▶ [WHAT YOU HAVE TO DO]:
Restate the material word for word and leave out anything that is a picture.

▶ [INFORMATION SHOWN]:

____________________

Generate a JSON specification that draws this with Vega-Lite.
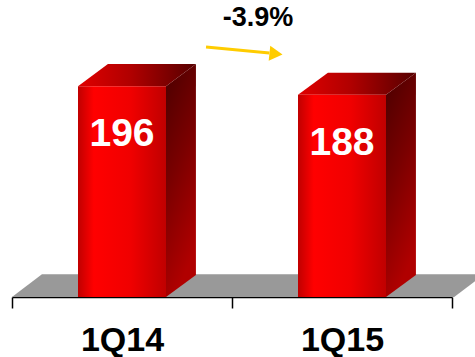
{
  "$schema": "https://vega.github.io/schema/vega-lite/v6.json",
  "autosize": "none",
  "width": 440,
  "height": 297,
  "padding": {"left": 12, "top": 0, "right": 23, "bottom": 60},
  "background": "white",
  "config": {"view": {"stroke": null}, "font": "Liberation Sans"},
  "data": {"values": [
    {"quarter": "1Q14", "value": 196},
    {"quarter": "1Q15", "value": 188}
  ]},
  "resolve": {"scale": {"x": "independent"}},
  "layer": [
    {
      "mark": {"type": "point", "opacity": 0},
      "encoding": {
        "x": {
          "field": "quarter", "type": "nominal", "sort": null,
          "scale": {"paddingInner": 0, "paddingOuter": 0},
          "axis": {
            "title": null, "orient": "bottom", "labelAngle": 0,
            "domain": true, "domainColor": "#000000", "domainWidth": 1.5,
            "ticks": true, "tickBand": "extent", "tickColor": "#000000", "tickSize": 11, "tickWidth": 1.5,
            "labelFont": "Liberation Sans", "labelFontSize": 34, "labelFontWeight": "bold",
            "labelColor": "#000000", "labelPadding": 15, "grid": false
          }
        }
      }
    },
    {
      "transform": [
        {"window": [{"op": "row_number", "as": "rn"}]},
        {"calculate": "datum.rn - 1 + 0.3", "as": "x0"},
        {"calculate": "datum.x0 + 0.4", "as": "x1"},
        {"calculate": "[0, 1]", "as": "pts"},
        {"flatten": ["pts"]},
        {"calculate": "datum.x0 + datum.pts * 0.136", "as": "tx0"},
        {"calculate": "datum.x1 + datum.pts * 0.136", "as": "tx1"},
        {"calculate": "datum.value + datum.pts * 20.5", "as": "ty"},
        {"calculate": "datum.pts * 20.5", "as": "sy0"},
        {"calculate": "datum.value + datum.pts * 20.5", "as": "sy1"},
        {"calculate": "0", "as": "zero"},
        {"calculate": "datum.x0 + 0.2", "as": "xc"}
      ],
      "layer": [
        {
          "transform": [
            {"filter": "datum.rn == 1"},
            {"calculate": "datum.pts * 0.136", "as": "fx0"},
            {"calculate": "2.01 + datum.pts * 0.136", "as": "fx1"},
            {"calculate": "datum.pts * 21.2", "as": "fy"}
          ],
          "mark": {"type": "area", "orient": "horizontal", "color": "#999999"},
          "encoding": {
            "y": {"field": "fy", "type": "quantitative", "scale": {"domain": [0, 276.1], "nice": false, "zero": true}, "axis": null},
            "x": {"field": "fx0", "type": "quantitative", "scale": {"domain": [0, 2], "nice": false, "zero": false}, "axis": null},
            "x2": {"field": "fx1"}
          }
        },
        {
          "mark": {"type": "area", "color": {"gradient": "linear", "x1": 0, "y1": 0, "x2": 0.3, "y2": 1,
            "stops": [{"offset": 0, "color": "#4a0000"}, {"offset": 0.5, "color": "#7a0000"}, {"offset": 1, "color": "#b00000"}]}},
          "encoding": {
            "x": {"field": "tx1", "type": "quantitative", "axis": null},
            "y": {"field": "sy0", "type": "quantitative", "axis": null},
            "y2": {"field": "sy1"},
            "detail": {"field": "quarter"}
          }
        },
        {
          "mark": {"type": "area", "orient": "horizontal", "color": {"gradient": "linear", "x1": 0, "y1": 0, "x2": 1, "y2": 0,
            "stops": [{"offset": 0, "color": "#e00000"}, {"offset": 0.45, "color": "#b00000"}, {"offset": 1, "color": "#550000"}]}},
          "encoding": {
            "y": {"field": "ty", "type": "quantitative", "axis": null},
            "x": {"field": "tx0", "type": "quantitative", "axis": null},
            "x2": {"field": "tx1"},
            "detail": {"field": "quarter"}
          }
        },
        {
          "transform": [{"filter": "datum.pts == 0"}],
          "mark": {"type": "rect", "color": {"gradient": "linear", "x1": 0, "y1": 0, "x2": 1, "y2": 0,
            "stops": [{"offset": 0, "color": "#c00000"}, {"offset": 0.18, "color": "#ff0000"}, {"offset": 0.6, "color": "#f00000"}, {"offset": 1, "color": "#c00000"}]}},
          "encoding": {
            "x": {"field": "x0", "type": "quantitative", "axis": null},
            "x2": {"field": "x1"},
            "y": {"field": "zero", "type": "quantitative", "axis": null},
            "y2": {"field": "value"}
          }
        },
        {
          "transform": [{"filter": "datum.pts == 0"}],
          "mark": {"type": "text", "color": "#ffffff", "font": "Liberation Sans", "fontSize": 39, "fontWeight": "bold", "align": "center", "baseline": "middle", "dy": 48},
          "encoding": {
            "x": {"field": "xc", "type": "quantitative", "axis": null},
            "y": {"field": "value", "type": "quantitative", "axis": null},
            "text": {"field": "value", "type": "quantitative"}
          }
        },
        {
          "transform": [{"filter": "datum.rn == 1 && datum.pts == 0"}],
          "mark": {"type": "rule", "color": "#FFCC00", "strokeWidth": 3},
          "encoding": {
            "x": {"datum": 0.882, "type": "quantitative"},
            "y": {"datum": 232.5, "type": "quantitative"},
            "x2": {"datum": 1.17},
            "y2": {"datum": 226.9}
          }
        },
        {
          "transform": [{"filter": "datum.rn == 1 && datum.pts == 0"}],
          "mark": {"type": "point", "shape": "triangle-right", "filled": true, "color": "#FFCC00", "opacity": 1, "size": 230, "angle": 6},
          "encoding": {
            "x": {"datum": 1.2, "type": "quantitative"},
            "y": {"datum": 226.0, "type": "quantitative"}
          }
        },
        {
          "transform": [{"filter": "datum.rn == 1 && datum.pts == 0"}],
          "mark": {"type": "text", "text": "-3.9%", "color": "#000000", "font": "Liberation Sans", "fontSize": 27, "fontWeight": "bold", "align": "center", "baseline": "middle"},
          "encoding": {
            "x": {"datum": 1.118, "type": "quantitative"},
            "y": {"datum": 259.4, "type": "quantitative"}
          }
        }
      ]
    }
  ]
}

____________________

▶ [SOLUTION]:
Generate a JSON specification that draws this with Vega-Lite.
{
  "$schema": "https://vega.github.io/schema/vega-lite/v6.json",
  "autosize": "none",
  "width": 440,
  "height": 297,
  "padding": {"left": 12, "top": 0, "right": 23, "bottom": 60},
  "background": "white",
  "config": {"view": {"stroke": null}, "font": "Liberation Sans"},
  "data": {"values": [
    {"quarter": "1Q14", "value": 196},
    {"quarter": "1Q15", "value": 188}
  ]},
  "resolve": {"scale": {"x": "independent"}},
  "layer": [
    {
      "mark": {"type": "point", "opacity": 0},
      "encoding": {
        "x": {
          "field": "quarter", "type": "nominal", "sort": null,
          "scale": {"paddingInner": 0, "paddingOuter": 0},
          "axis": {
            "title": null, "orient": "bottom", "labelAngle": 0,
            "domain": true, "domainColor": "#000000", "domainWidth": 1.5,
            "ticks": true, "tickBand": "extent", "tickColor": "#000000", "tickSize": 11, "tickWidth": 1.5,
            "labelFont": "Liberation Sans", "labelFontSize": 34, "labelFontWeight": "bold",
            "labelColor": "#000000", "labelPadding": 15, "grid": false
          }
        }
      }
    },
    {
      "transform": [
        {"window": [{"op": "row_number", "as": "rn"}]},
        {"calculate": "datum.rn - 1 + 0.3", "as": "x0"},
        {"calculate": "datum.x0 + 0.4", "as": "x1"},
        {"calculate": "[0, 1]", "as": "pts"},
        {"flatten": ["pts"]},
        {"calculate": "datum.x0 + datum.pts * 0.136", "as": "tx0"},
        {"calculate": "datum.x1 + datum.pts * 0.136", "as": "tx1"},
        {"calculate": "datum.value + datum.pts * 20.5", "as": "ty"},
        {"calculate": "datum.pts * 20.5", "as": "sy0"},
        {"calculate": "datum.value + datum.pts * 20.5", "as": "sy1"},
        {"calculate": "0", "as": "zero"},
        {"calculate": "datum.x0 + 0.2", "as": "xc"}
      ],
      "layer": [
        {
          "transform": [
            {"filter": "datum.rn == 1"},
            {"calculate": "datum.pts * 0.136", "as": "fx0"},
            {"calculate": "2.01 + datum.pts * 0.136", "as": "fx1"},
            {"calculate": "datum.pts * 21.2", "as": "fy"}
          ],
          "mark": {"type": "area", "orient": "horizontal", "color": "#999999"},
          "encoding": {
            "y": {"field": "fy", "type": "quantitative", "scale": {"domain": [0, 276.1], "nice": false, "zero": true}, "axis": null},
            "x": {"field": "fx0", "type": "quantitative", "scale": {"domain": [0, 2], "nice": false, "zero": false}, "axis": null},
            "x2": {"field": "fx1"}
          }
        },
        {
          "mark": {"type": "area", "color": {"gradient": "linear", "x1": 0, "y1": 0, "x2": 0.3, "y2": 1,
            "stops": [{"offset": 0, "color": "#4a0000"}, {"offset": 0.5, "color": "#7a0000"}, {"offset": 1, "color": "#b00000"}]}},
          "encoding": {
            "x": {"field": "tx1", "type": "quantitative", "axis": null},
            "y": {"field": "sy0", "type": "quantitative", "axis": null},
            "y2": {"field": "sy1"},
            "detail": {"field": "quarter"}
          }
        },
        {
          "mark": {"type": "area", "orient": "horizontal", "color": {"gradient": "linear", "x1": 0, "y1": 0, "x2": 1, "y2": 0,
            "stops": [{"offset": 0, "color": "#e00000"}, {"offset": 0.45, "color": "#b00000"}, {"offset": 1, "color": "#550000"}]}},
          "encoding": {
            "y": {"field": "ty", "type": "quantitative", "axis": null},
            "x": {"field": "tx0", "type": "quantitative", "axis": null},
            "x2": {"field": "tx1"},
            "detail": {"field": "quarter"}
          }
        },
        {
          "transform": [{"filter": "datum.pts == 0"}],
          "mark": {"type": "rect", "color": {"gradient": "linear", "x1": 0, "y1": 0, "x2": 1, "y2": 0,
            "stops": [{"offset": 0, "color": "#c00000"}, {"offset": 0.18, "color": "#ff0000"}, {"offset": 0.6, "color": "#f00000"}, {"offset": 1, "color": "#c00000"}]}},
          "encoding": {
            "x": {"field": "x0", "type": "quantitative", "axis": null},
            "x2": {"field": "x1"},
            "y": {"field": "zero", "type": "quantitative", "axis": null},
            "y2": {"field": "value"}
          }
        },
        {
          "transform": [{"filter": "datum.pts == 0"}],
          "mark": {"type": "text", "color": "#ffffff", "font": "Liberation Sans", "fontSize": 39, "fontWeight": "bold", "align": "center", "baseline": "middle", "dy": 48},
          "encoding": {
            "x": {"field": "xc", "type": "quantitative", "axis": null},
            "y": {"field": "value", "type": "quantitative", "axis": null},
            "text": {"field": "value", "type": "quantitative"}
          }
        },
        {
          "transform": [{"filter": "datum.rn == 1 && datum.pts == 0"}],
          "mark": {"type": "rule", "color": "#FFCC00", "strokeWidth": 3},
          "encoding": {
            "x": {"datum": 0.882, "type": "quantitative"},
            "y": {"datum": 232.5, "type": "quantitative"},
            "x2": {"datum": 1.17},
            "y2": {"datum": 226.9}
          }
        },
        {
          "transform": [{"filter": "datum.rn == 1 && datum.pts == 0"}],
          "mark": {"type": "point", "shape": "triangle-right", "filled": true, "color": "#FFCC00", "opacity": 1, "size": 230, "angle": 6},
          "encoding": {
            "x": {"datum": 1.2, "type": "quantitative"},
            "y": {"datum": 226.0, "type": "quantitative"}
          }
        },
        {
          "transform": [{"filter": "datum.rn == 1 && datum.pts == 0"}],
          "mark": {"type": "text", "text": "-3.9%", "color": "#000000", "font": "Liberation Sans", "fontSize": 27, "fontWeight": "bold", "align": "center", "baseline": "middle"},
          "encoding": {
            "x": {"datum": 1.118, "type": "quantitative"},
            "y": {"datum": 259.4, "type": "quantitative"}
          }
        }
      ]
    }
  ]
}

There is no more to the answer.